İranlı yazar Samed Behrengi, 1939 Azarbaycan-Tebriz doğumludur. Öğretmen okulundan mezun olduktan sonra köy öğretmenliği yapmıştır ve bu işinde idealist yönünü asla kaybetmediğini söyleyebiliriz. Zira öğrencilerle birebir iletişim kurup onlara hikayeler yazıp sunmuştur. Aynı zamanda masal derleyiciliği, mütercimlik yaptı ve dergilerde yazdı. Bu sırada da İngiliz Dili ve Edebiyatı gece derslerine gidiyordu.
Dillere olan merakıyla da bilinen Behrengi, Azerbaycan Türkçesini de geliştirdikten sonra yazılarını hem Türkçe hem de Farsça yazabiliyordu.
Dergilerde ve gazetelerde yazarken kullandığı takma adlar arasında “s. garanguş, çingiz, merâtî, bâbek, behreng, adıbatmış, daryûş, nevvâb merâgî, s. adam, solma” gibi adlar sayılabilir. Fakat bazı kesimlerce fazla cesur bulunması ve adaletten çok söz etmesi dolayısıyla yazılarını yayımlamakta sıkıntı çekti.

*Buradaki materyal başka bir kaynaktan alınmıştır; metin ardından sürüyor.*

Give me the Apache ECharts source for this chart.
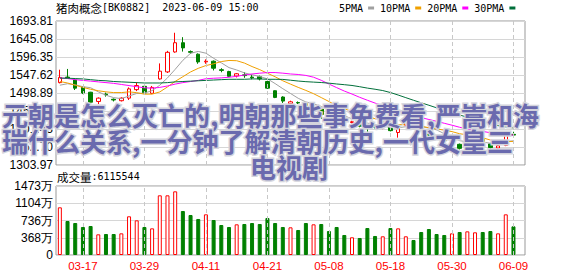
<!DOCTYPE html>
<html><head><meta charset="utf-8">
<script src="https://cdn.jsdelivr.net/npm/echarts@6/dist/echarts.min.js"></script>
<style>html,body{margin:0;padding:0;background:#fff}#c{width:578px;height:276px}</style>
</head><body><div id="c"></div>
<script>
const dates = ['03-14','03-15','03-16','03-17','03-20','03-21','03-22','03-23','03-24','03-27','03-28','03-29','03-30','03-31',
'04-03','04-04','04-06','04-07','04-10','04-11','04-12','04-13','04-14','04-17','04-18','04-19','04-20','04-21','04-24','04-25','04-26','04-27','04-28',
'05-04','05-05','05-08','05-09','05-10','05-11','05-12','05-15','05-16','05-17','05-18','05-19','05-22','05-23','05-24','05-25','05-26','05-29','05-30','05-31',
'06-01','06-02','06-05','06-06','06-07','06-08','06-09'];
const labelDates = ['03-17','03-29','04-11','04-21','05-08','05-18','05-30','06-09'];
const opens  = [1527,1542,1534,1515,1501,1476,1496,1482,1478,1485,1508,1517,1498,1537,1556,1610,1635,1611,1604,1583,1585,1562,1557,1545,1548,1542,1543,1530,1505,1488,1470,1473,1470,1455,1457,1439,1434,1424,1419,1418,1408,1411,1405,1412,1392,1412,1418,1408,1394,1379,1377,1362,1360,1345,1364,1375,1361,1350,1357,1387];
const closes = [1541,1540,1512,1499,1474,1485,1494,1480,1485,1510,1519,1499,1514,1558,1609,1635,1621,1609,1583,1585,1566,1560,1544,1551,1546,1540,1537,1512,1487,1477,1475,1472,1462,1462,1441,1433,1427,1423,1421,1409,1407,1406,1407,1397,1407,1421,1410,1402,1384,1378,1370,1368,1349,1368,1378,1368,1351,1356,1386,1385];
const lows   = [1525,1538,1507,1496,1472,1469,1489,1476,1476,1480,1504,1497,1496,1535,1553,1608,1611,1605,1578,1578,1560,1555,1542,1541,1540,1536,1533,1510,1485,1472,1468,1469,1458,1452,1429,1430,1424,1419,1416,1406,1389,1403,1401,1395,1378,1410,1406,1399,1381,1372,1366,1358,1346,1343,1361,1365,1348,1348,1355,1379];
const highs  = [1562,1564,1536,1516,1502,1487,1500,1484,1487,1514,1528,1520,1518,1579,1613,1662,1650,1614,1606,1590,1587,1566,1559,1553,1555,1548,1546,1536,1506,1490,1478,1476,1474,1466,1459,1441,1437,1427,1424,1420,1410,1413,1411,1414,1409,1424,1420,1410,1396,1383,1380,1372,1362,1372,1381,1378,1364,1358,1394,1394];
const volumes = [10180000,7260000,6830000,5980000,6190000,4410000,4480000,4480000,4620000,8260000,7400000,5980000,5690000,12740000,12740000,13590000,9390000,8540000,7690000,8680000,7470000,6400000,5980000,6550000,6620000,6830000,6620000,7900000,6830000,5980000,5910000,5340000,6830000,6550000,6620000,5120000,5980000,4270000,3780000,3630000,5760000,4060000,3990000,5760000,5690000,3990000,3200000,4910000,5550000,4480000,4270000,4620000,4910000,5050000,4840000,4910000,5120000,4620000,8680000,6115544];
// moving-average values before enough in-window history exists
const ma5Head  = [1520,1524,1521,1516];
const ma10Head = [1530,1526,1520,1514,1509,1505,1502,1500,1500];
const ma20Head = [1540,1538,1535,1533,1531,1529,1527,1525,1522,1519,1516,1513,1512,1514,1518,1523,1527,1530,1533];
const ma30Head = [1539,1539,1538,1537,1535,1533,1532,1530,1529,1528,1527,1526,1526,1526,1527,1529,1530,1531,1532,1533,1534,1535,1536,1536,1536,1537,1537,1536,1536];
const priceRange = [1303.97, 1693.81, 48.73];
const volRange = [0, 14730000, 3682500];

function ma(n, head) {
  return closes.map((c, i) => {
    if (i < n - 1) return head[i];
    let s = 0; for (let k = i - n + 1; k <= i; k++) s += closes[k];
    return +(s / n).toFixed(2);
  });
}
const cats = dates.concat(['']);
const candle = dates.map((d, i) => [opens[i], closes[i], lows[i], highs[i]]);
const volData = volumes.map((v, i) => {
  const up = closes[i] > opens[i];
  return {value: v, itemStyle: {color: up ? '#ffffff' : '#008000', borderColor: up ? '#ff0000' : '#008000', borderWidth: 1}};
});
const vlines = {silent: true, symbol: ['none','none'], label: {show: false}, animation: false,
  lineStyle: {type: [4,3], color: '#c8c8c8', width: 1}, emphasis: {disabled: true},
  data: labelDates.map(d => ({xAxis: d}))};
const maDefs = [['5PMA', ma(5, ma5Head), '#a0a0a0'], ['10PMA', ma(10, ma10Head), '#f0a000'],
  ['20PMA', ma(20, ma20Head), '#ff00ff'], ['30PMA', ma(30, ma30Head), '#006f3a']];

const chart = echarts.init(document.getElementById('c'), null, {renderer: 'svg'});
const monoRich = {
  c: {fontFamily: 'Noto Sans CJK SC', fontSize: 11.5, fontWeight: 'normal', color: '#000'},
  m: {fontFamily: 'DejaVu Sans Mono', fontSize: 10, fontWeight: 'normal', color: '#000'}
};
const wm = {fill: '#6a6aae', stroke: '#d4d4dc', lineWidth: 3, strokeFirst: true,
  font: 'bold 26px "Noto Sans CJK SC"', textVerticalAlign: 'middle'};
chart.setOption({
  animation: false,
  backgroundColor: '#fff',
  title: [
    {left: 56, top: 2, padding: 0, text: '{c|猪肉概念}{m|[BK0882]  2023-06-09 15:00}', textStyle: {fontWeight: 'normal', rich: monoRich}},
    {left: 57, top: 171, padding: 0, text: '{c|成交量}{m|:' + volumes[volumes.length - 1] + '}', textStyle: {fontWeight: 'normal', rich: monoRich}}
  ],
  legend: {left: 339, top: 3, padding: 0, align: 'right', itemWidth: 6, itemHeight: 3, itemGap: 6,
    icon: 'rect', textStyle: {fontFamily: 'DejaVu Sans Mono', fontSize: 10, color: '#000'},
    data: maDefs.map(m => m[0])},
  grid: [
    {left: 56, top: 21, width: 469, height: 144, show: true, borderColor: '#999', borderWidth: 1, backgroundColor: 'transparent'},
    {left: 56, top: 186, width: 469, height: 69, show: true, borderColor: '#999', borderWidth: 1, backgroundColor: 'transparent'}
  ],
  xAxis: [
    {type: 'category', gridIndex: 0, data: cats, boundaryGap: true, axisLine: {show: false}, axisTick: {show: false},
      axisLabel: {show: false}, splitLine: {show: false}},
    {type: 'category', gridIndex: 1, data: cats, boundaryGap: true, axisLine: {show: false}, axisTick: {show: false},
      splitLine: {show: false},
      axisLabel: {interval: (i, v) => labelDates.includes(v), color: '#ff0000', fontSize: 11.5,
        fontFamily: 'Liberation Sans', margin: 5}}
  ],
  yAxis: [
    {type: 'value', gridIndex: 0, min: priceRange[0], max: priceRange[1], interval: priceRange[2],
      axisLine: {show: false}, axisTick: {show: false},
      axisLabel: {formatter: v => v.toFixed(2), color: '#000', fontSize: 12, fontFamily: 'Liberation Sans', margin: 3},
      splitLine: {lineStyle: {color: '#d6d6d6', width: 1}}},
    {type: 'value', gridIndex: 1, min: volRange[0], max: volRange[1], interval: volRange[2],
      axisLine: {show: false}, axisTick: {show: false},
      axisLabel: {formatter: v => v === 0 ? '0' : Math.floor(v / 10000 + 1e-6) + '万', color: '#000', fontSize: 12,
        fontFamily: 'Liberation Sans', margin: 3},
      splitLine: {lineStyle: {color: '#d6d6d6', width: 1}}}
  ],
  series: [
    {type: 'candlestick', xAxisIndex: 0, yAxisIndex: 0, data: candle, barWidth: 4,
      itemStyle: {color: '#ffffff', color0: '#008000', borderColor: '#ff0000', borderColor0: '#008000', borderWidth: 1},
      markLine: vlines, z: 3}
  ].concat(maDefs.map(m => ({
    name: m[0], type: 'line', xAxisIndex: 0, yAxisIndex: 0, data: m[1], symbol: 'none', showSymbol: false,
    lineStyle: {width: 1, color: m[2]}, itemStyle: {color: m[2]}, z: 4
  }))).concat([
    {type: 'bar', xAxisIndex: 1, yAxisIndex: 1, data: volData, barWidth: 4, markLine: vlines}
  ]),
  graphic: [
    {type: 'text', x: 2, y: 114, z: 100, silent: true, style: Object.assign({text: '元朝是怎么灭亡的,明朝那些事免费看,严嵩和海', textAlign: 'left'}, wm)},
    {type: 'text', x: 2, y: 140, z: 100, silent: true, style: Object.assign({text: '瑞什么关系,一分钟了解清朝历史,一代女皇三', textAlign: 'left'}, wm)},
    {type: 'text', x: 289, y: 166, z: 100, silent: true, style: Object.assign({text: '电视剧', textAlign: 'center'}, wm)}
  ]
});
</script></body></html>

“Yıldız ile Kargalar”, Behrengi’nin ilk çocuk kitabıdır. Beğenilmesiyle beraber yazar başka hikayeler yazmaya da devam etmiştir.
“Balıkların çoğu yaşlandıkları zaman ömürlerini boşu boşuna geçirdiklerinden yakınırlar. Sürekli sızlanır, lanet okur, her şeyden şikayet ederler. Ben bilmek istiyorum; gerçekten de yaşamak dediğimiz şey şu bir avuç yerde yaşlanıncaya kadar dolaşıp durmaktan mı ibaret; yoksa dünyada başka şekilde yaşamak da mümkün mü?” diyerek sorguyu, bağımsız düşünceyi çocukların zihinlerinde yeşerten “Küçük Kara Balık” ise yazarın en bilindik ve çoğu okur için en önemli eseridir. Yaşadığı derenin sonunu merak edip keşfe çıkmaktan çekinmeyen küçük balığın hikayesinde önemli olanın o arayış olduğunu akıllara kazıyan, kaşifin yaşamının sonundan ziyade bağımsız adımlarının bir anlam ifade ettiğini tekrarlayan bu eser, belki de bir çocuğun okuyabileceği en güzel hikayelerdendir. Bu fikir hikayenin bir kısmında da zaten kendini gösterir: “Ölümle her an yüz yüze kalabilirim ama ben yaşayabildiğim kadar yaşamalıyım. Ölümü solungaçlarımı açıp beklememeliyim. Günün birinde ölümle karşılaşsam bile, ki mutlaka karşılaşacağım, bu önemli değil. Önemli olan benim yaşamamın veya ölümümün başkalarının yaşamını nasıl etkilediğidir.”
Uluslararası fuarlarda, İran, Çekoslovakya ve İtalya’da ödüller alan Küçük Kara Balık gibi başka hikayeler de yazdı: “Bu Gelen Köroğludur”, “Püsküllü Deve”, “Bir Şeftali Bin Şeftali”, “Sevgi Masalı” ve “İnatçı Kediler”… 1975’te Arkadaş yayınları tarafından Türkçeye çevrilen eserleri 1980 darbesiyle tahdide tâbidir damgası yedi ve Tarih, çocuk kitaplarının askerlerce sınırlandırılışını yazdı.
Diğer pek çok kitabı da oldukça anlamlı içeriklere sahiptir. “Bir Şeftali Bin Şeftali” ağa kızına götürülen şeftali sepetinden yere düşenlerden birinin çekirdeğini toprağa dikerek büyük bir emekle yetiştirmeye çalışan köylü çocuklarını şeftali ağacının ağzından anlatır.
Samed Behrengi, 1968 yılında, daha 30’una varmadan Aras Nehri’nde can verdi. “Bir kaşık suda boğuldu” denerek ölümünün ilginç yanı üzerine gidilen Behrengi’nin, vefalı şeftali misali boyun eğmediği Şah yönetiminin gizli polisleri tarafından öldürüldüğü ve tıpkı Küçük Kara Balık gibi ölümünü değil, yaşamının insanların yaşamını nasıl etkileyeceğini önemseyerek kısa ama anlamlı bir hayat sürdürdüğü dilden dile dolaştı. Livaneli’nin “Taht Bir Yana, Şah Bir Yana” şarkısına konu oldu, “Çemberimde Gül Oya”da idealist bir öğretmende can buldu, öldü ama tekrar tekrar var olmakta zorluk çekmedi.